╭─ ENTRIES SHOWN
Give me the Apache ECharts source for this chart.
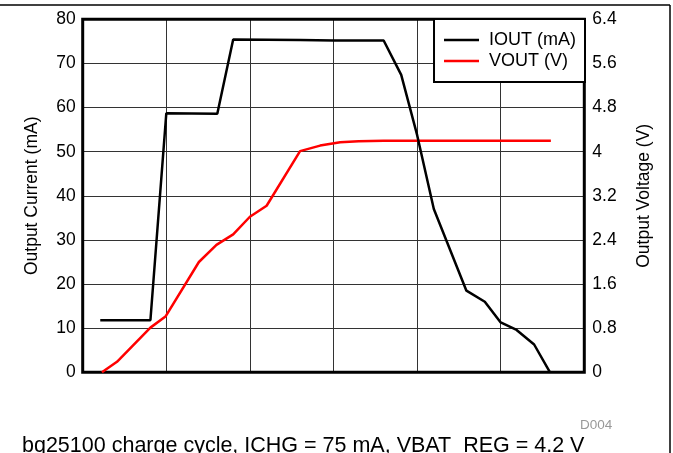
<!DOCTYPE html>
<html><head><meta charset="utf-8">
<script src="https://cdn.jsdelivr.net/npm/echarts@6/dist/echarts.min.js"></script>
<style>html,body{margin:0;padding:0;background:#fff}#c{width:673px;height:453px}</style>
</head><body><div id="c"></div>
<script>
// time (grid divisions) vs output current (mA)
const ioutX = [0.21, 0.81, 1.00, 1.61, 1.80, 2.60, 3.00, 3.60, 3.81, 4.00, 4.20, 4.59, 4.81, 5.00, 5.19, 5.40, 5.59];
const ioutY = [11.8, 11.8, 58.7, 58.6, 75.4, 75.3, 75.2, 75.2, 67.4, 53.8, 37.0, 18.5, 16.0, 11.3, 9.6, 6.3, 0];
// time vs output voltage (V)
const voutX = [0.23, 0.41, 0.81, 0.99, 1.39, 1.60, 1.80, 2.00, 2.20, 2.60, 2.84, 3.08, 3.30, 3.60, 4.00, 5.60];
const voutY = [0, 0.19, 0.81, 1.01, 2.00, 2.31, 2.50, 2.82, 3.02, 4.01, 4.11, 4.17, 4.19, 4.20, 4.20, 4.20];
const leftTicks = {min: 0, max: 80, interval: 10};
const rightTicks = {min: 0, max: 6.4, interval: 0.8};
const names = ['IOUT (mA)', 'VOUT (V)'];

const F = '"Liberation Sans", Arial, sans-serif';
const chart = echarts.init(document.getElementById('c'), null, {renderer: 'canvas'});
chart.setOption({
  animation: false,
  textStyle: {fontFamily: F},
  grid: {left: 82.7, right: 88.7, top: 19.3, bottom: 80.7, show: true, borderColor: '#000', borderWidth: 3, backgroundColor: 'transparent', z: 3},
  legend: {
    data: names, orient: 'vertical', right: 88, top: 19, icon: 'rect',
    backgroundColor: '#fff', borderColor: '#000', borderWidth: 2,
    padding: [12, 9, 12, 10], itemGap: 3, itemWidth: 35, itemHeight: 2.5,
    textStyle: {fontSize: 18, color: '#000', fontFamily: F, lineHeight: 18, padding: [0, 0, 0, 5]},
    z: 10
  },
  xAxis: {type: 'value', min: 0, max: 6, interval: 1,
    axisLine: {show: false}, axisTick: {show: false}, axisLabel: {show: false},
    splitLine: {show: true, lineStyle: {color: '#333', width: 1}}},
  yAxis: [
    {type: 'value', min: leftTicks.min, max: leftTicks.max, interval: leftTicks.interval, position: 'left',
      name: 'Output Current (mA)', nameLocation: 'middle', nameGap: 42, nameRotate: 90,
      nameTextStyle: {fontSize: 17.5, color: '#000', fontFamily: F},
      axisLine: {show: false}, axisTick: {show: false},
      axisLabel: {fontSize: 17.5, color: '#000', margin: 7, fontFamily: F},
      splitLine: {show: true, lineStyle: {color: '#333', width: 1}}},
    {type: 'value', min: rightTicks.min, max: rightTicks.max, interval: rightTicks.interval, position: 'right',
      name: 'Output Voltage (V)', nameLocation: 'middle', nameGap: 51, nameRotate: 90,
      nameTextStyle: {fontSize: 17.5, color: '#000', fontFamily: F},
      axisLine: {show: false}, axisTick: {show: false},
      axisLabel: {fontSize: 17.5, color: '#000', margin: 8, fontFamily: F,
        formatter: v => String(Math.round(v * 10) / 10)},
      splitLine: {show: false}}
  ],
  series: [
    {name: names[0], type: 'line', yAxisIndex: 0, symbol: 'none', z: 5,
      lineStyle: {color: '#000', width: 2.5}, itemStyle: {color: '#000'},
      data: ioutX.map((x, i) => [x, ioutY[i]])},
    {name: names[1], type: 'line', yAxisIndex: 1, symbol: 'none', z: 4,
      lineStyle: {color: '#ff0000', width: 2.5}, itemStyle: {color: '#ff0000'},
      data: voutX.map((x, i) => [x, voutY[i]])}
  ],
  graphic: [
    {type: 'line', shape: {x1: 0, y1: 5, x2: 670, y2: 5}, style: {stroke: '#000', lineWidth: 1.5}},
    {type: 'line', shape: {x1: 670, y1: 5, x2: 670, y2: 453}, style: {stroke: '#000', lineWidth: 1.5}},
    {type: 'text', left: 580, top: 418, style: {text: 'D004', fill: '#999', font: '13.5px ' + F}},
    {type: 'text', left: 22, top: 435, style: {text: 'bq25100 charge cycle, ICHG = 75 mA, VBAT_REG = 4.2 V', fill: '#000', font: '21.5px ' + F}}
  ]
});
</script></body></html>
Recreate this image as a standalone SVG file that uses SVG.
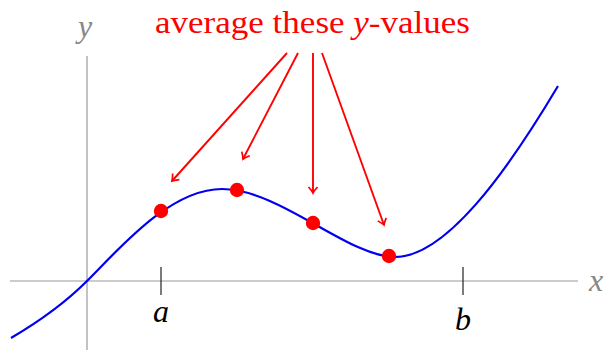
<svg xmlns="http://www.w3.org/2000/svg" width="604" height="350" viewBox="0 0 604 350">
<style>
.axis{stroke:#999;stroke-width:1.2;fill:none}
.tick{stroke:#222;stroke-width:1.2}
.curve{stroke:#0000ee;stroke-width:2.2;fill:none}
.arr{stroke:#ff0000;stroke-width:1.9;fill:none;marker-end:url(#to)}
.dot{fill:#ff0000}
.lbl{font-family:"Liberation Serif",serif;font-style:italic;font-size:32px}
.title{font-family:"Liberation Serif",serif;font-size:32px;fill:#ff0000}
</style>
<defs>
<marker id="to" markerUnits="userSpaceOnUse" viewBox="-8 -6 10 12" markerWidth="10" markerHeight="12" refX="0" refY="0" orient="auto">
<path d="M-6,-4.5 Q-2,-1 0,0 Q-2,1 -6,4.5" stroke="#ff0000" stroke-width="1.7" fill="none"/>
</marker>
</defs>
<g id="axes">
<line class="axis" x1="10" y1="281" x2="578" y2="281"/>
<line class="axis" x1="87" y1="56" x2="87" y2="350"/>
<text class="lbl" x="596" y="291" text-anchor="middle" fill="#888">x</text>
<text class="lbl" x="85" y="37" text-anchor="middle" fill="#888">y</text>
</g>
<g id="tick-a">
<line class="tick" x1="161" y1="267" x2="161" y2="295"/>
<text class="lbl" x="161" y="322" text-anchor="middle" fill="#000">a</text>
</g>
<g id="tick-b">
<line class="tick" x1="463" y1="267" x2="463" y2="295"/>
<text class="lbl" x="463" y="330" text-anchor="middle" fill="#000">b</text>
</g>
<g id="curve">
<path class="curve" d="M11,338 C40,321 66,302 87,281 C120,248 170,189 222,189 C280,189 348,257 395,257 C445,257 505,175 558,86"/>
</g>
<g id="title">
<text class="title" x="155" y="33" textLength="315" lengthAdjust="spacingAndGlyphs">average these <tspan font-style="italic">y</tspan>-values</text>
</g>
<g id="connectors">
<line class="arr" x1="287" y1="53" x2="172" y2="181"/>
<line class="arr" x1="298" y1="53" x2="243" y2="159"/>
<line class="arr" x1="313" y1="53" x2="313" y2="193"/>
<line class="arr" x1="322" y1="53" x2="384" y2="225"/>
</g>
<g id="points">
<circle id="p1" class="dot" cx="161" cy="211" r="7.2"/>
<circle id="p2" class="dot" cx="237" cy="190" r="7.2"/>
<circle id="p3" class="dot" cx="313" cy="223" r="7.2"/>
<circle id="p4" class="dot" cx="389" cy="256" r="7.2"/>
</g>
</svg>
╰─
* [WORK TO BE COMPLETED]:
Pictures are to be left out; repeat all the remaining data exactly.

* [SOLVED EXERCISE]:
Give me the Apache ECharts source for this chart.
<!DOCTYPE html>
<html><head><meta charset="utf-8">
<script src="https://cdn.jsdelivr.net/npm/echarts@6/dist/echarts.min.js"></script>
<style>html,body{margin:0;padding:0;background:#fff}#c{width:673px;height:453px}</style>
</head><body><div id="c"></div>
<script>
// time (grid divisions) vs output current (mA)
const ioutX = [0.21, 0.81, 1.00, 1.61, 1.80, 2.60, 3.00, 3.60, 3.81, 4.00, 4.20, 4.59, 4.81, 5.00, 5.19, 5.40, 5.59];
const ioutY = [11.8, 11.8, 58.7, 58.6, 75.4, 75.3, 75.2, 75.2, 67.4, 53.8, 37.0, 18.5, 16.0, 11.3, 9.6, 6.3, 0];
// time vs output voltage (V)
const voutX = [0.23, 0.41, 0.81, 0.99, 1.39, 1.60, 1.80, 2.00, 2.20, 2.60, 2.84, 3.08, 3.30, 3.60, 4.00, 5.60];
const voutY = [0, 0.19, 0.81, 1.01, 2.00, 2.31, 2.50, 2.82, 3.02, 4.01, 4.11, 4.17, 4.19, 4.20, 4.20, 4.20];
const leftTicks = {min: 0, max: 80, interval: 10};
const rightTicks = {min: 0, max: 6.4, interval: 0.8};
const names = ['IOUT (mA)', 'VOUT (V)'];

const F = '"Liberation Sans", Arial, sans-serif';
const chart = echarts.init(document.getElementById('c'), null, {renderer: 'canvas'});
chart.setOption({
  animation: false,
  textStyle: {fontFamily: F},
  grid: {left: 82.7, right: 88.7, top: 19.3, bottom: 80.7, show: true, borderColor: '#000', borderWidth: 3, backgroundColor: 'transparent', z: 3},
  legend: {
    data: names, orient: 'vertical', right: 88, top: 19, icon: 'rect',
    backgroundColor: '#fff', borderColor: '#000', borderWidth: 2,
    padding: [12, 9, 12, 10], itemGap: 3, itemWidth: 35, itemHeight: 2.5,
    textStyle: {fontSize: 18, color: '#000', fontFamily: F, lineHeight: 18, padding: [0, 0, 0, 5]},
    z: 10
  },
  xAxis: {type: 'value', min: 0, max: 6, interval: 1,
    axisLine: {show: false}, axisTick: {show: false}, axisLabel: {show: false},
    splitLine: {show: true, lineStyle: {color: '#333', width: 1}}},
  yAxis: [
    {type: 'value', min: leftTicks.min, max: leftTicks.max, interval: leftTicks.interval, position: 'left',
      name: 'Output Current (mA)', nameLocation: 'middle', nameGap: 42, nameRotate: 90,
      nameTextStyle: {fontSize: 17.5, color: '#000', fontFamily: F},
      axisLine: {show: false}, axisTick: {show: false},
      axisLabel: {fontSize: 17.5, color: '#000', margin: 7, fontFamily: F},
      splitLine: {show: true, lineStyle: {color: '#333', width: 1}}},
    {type: 'value', min: rightTicks.min, max: rightTicks.max, interval: rightTicks.interval, position: 'right',
      name: 'Output Voltage (V)', nameLocation: 'middle', nameGap: 51, nameRotate: 90,
      nameTextStyle: {fontSize: 17.5, color: '#000', fontFamily: F},
      axisLine: {show: false}, axisTick: {show: false},
      axisLabel: {fontSize: 17.5, color: '#000', margin: 8, fontFamily: F,
        formatter: v => String(Math.round(v * 10) / 10)},
      splitLine: {show: false}}
  ],
  series: [
    {name: names[0], type: 'line', yAxisIndex: 0, symbol: 'none', z: 5,
      lineStyle: {color: '#000', width: 2.5}, itemStyle: {color: '#000'},
      data: ioutX.map((x, i) => [x, ioutY[i]])},
    {name: names[1], type: 'line', yAxisIndex: 1, symbol: 'none', z: 4,
      lineStyle: {color: '#ff0000', width: 2.5}, itemStyle: {color: '#ff0000'},
      data: voutX.map((x, i) => [x, voutY[i]])}
  ],
  graphic: [
    {type: 'line', shape: {x1: 0, y1: 5, x2: 670, y2: 5}, style: {stroke: '#000', lineWidth: 1.5}},
    {type: 'line', shape: {x1: 670, y1: 5, x2: 670, y2: 453}, style: {stroke: '#000', lineWidth: 1.5}},
    {type: 'text', left: 580, top: 418, style: {text: 'D004', fill: '#999', font: '13.5px ' + F}},
    {type: 'text', left: 22, top: 435, style: {text: 'bq25100 charge cycle, ICHG = 75 mA, VBAT_REG = 4.2 V', fill: '#000', font: '21.5px ' + F}}
  ]
});
</script></body></html>
Recreate this image as a standalone SVG file that uses SVG.
<svg xmlns="http://www.w3.org/2000/svg" width="604" height="350" viewBox="0 0 604 350">
<style>
.axis{stroke:#999;stroke-width:1.2;fill:none}
.tick{stroke:#222;stroke-width:1.2}
.curve{stroke:#0000ee;stroke-width:2.2;fill:none}
.arr{stroke:#ff0000;stroke-width:1.9;fill:none;marker-end:url(#to)}
.dot{fill:#ff0000}
.lbl{font-family:"Liberation Serif",serif;font-style:italic;font-size:32px}
.title{font-family:"Liberation Serif",serif;font-size:32px;fill:#ff0000}
</style>
<defs>
<marker id="to" markerUnits="userSpaceOnUse" viewBox="-8 -6 10 12" markerWidth="10" markerHeight="12" refX="0" refY="0" orient="auto">
<path d="M-6,-4.5 Q-2,-1 0,0 Q-2,1 -6,4.5" stroke="#ff0000" stroke-width="1.7" fill="none"/>
</marker>
</defs>
<g id="axes">
<line class="axis" x1="10" y1="281" x2="578" y2="281"/>
<line class="axis" x1="87" y1="56" x2="87" y2="350"/>
<text class="lbl" x="596" y="291" text-anchor="middle" fill="#888">x</text>
<text class="lbl" x="85" y="37" text-anchor="middle" fill="#888">y</text>
</g>
<g id="tick-a">
<line class="tick" x1="161" y1="267" x2="161" y2="295"/>
<text class="lbl" x="161" y="322" text-anchor="middle" fill="#000">a</text>
</g>
<g id="tick-b">
<line class="tick" x1="463" y1="267" x2="463" y2="295"/>
<text class="lbl" x="463" y="330" text-anchor="middle" fill="#000">b</text>
</g>
<g id="curve">
<path class="curve" d="M11,338 C40,321 66,302 87,281 C120,248 170,189 222,189 C280,189 348,257 395,257 C445,257 505,175 558,86"/>
</g>
<g id="title">
<text class="title" x="155" y="33" textLength="315" lengthAdjust="spacingAndGlyphs">average these <tspan font-style="italic">y</tspan>-values</text>
</g>
<g id="connectors">
<line class="arr" x1="287" y1="53" x2="172" y2="181"/>
<line class="arr" x1="298" y1="53" x2="243" y2="159"/>
<line class="arr" x1="313" y1="53" x2="313" y2="193"/>
<line class="arr" x1="322" y1="53" x2="384" y2="225"/>
</g>
<g id="points">
<circle id="p1" class="dot" cx="161" cy="211" r="7.2"/>
<circle id="p2" class="dot" cx="237" cy="190" r="7.2"/>
<circle id="p3" class="dot" cx="313" cy="223" r="7.2"/>
<circle id="p4" class="dot" cx="389" cy="256" r="7.2"/>
</g>
</svg>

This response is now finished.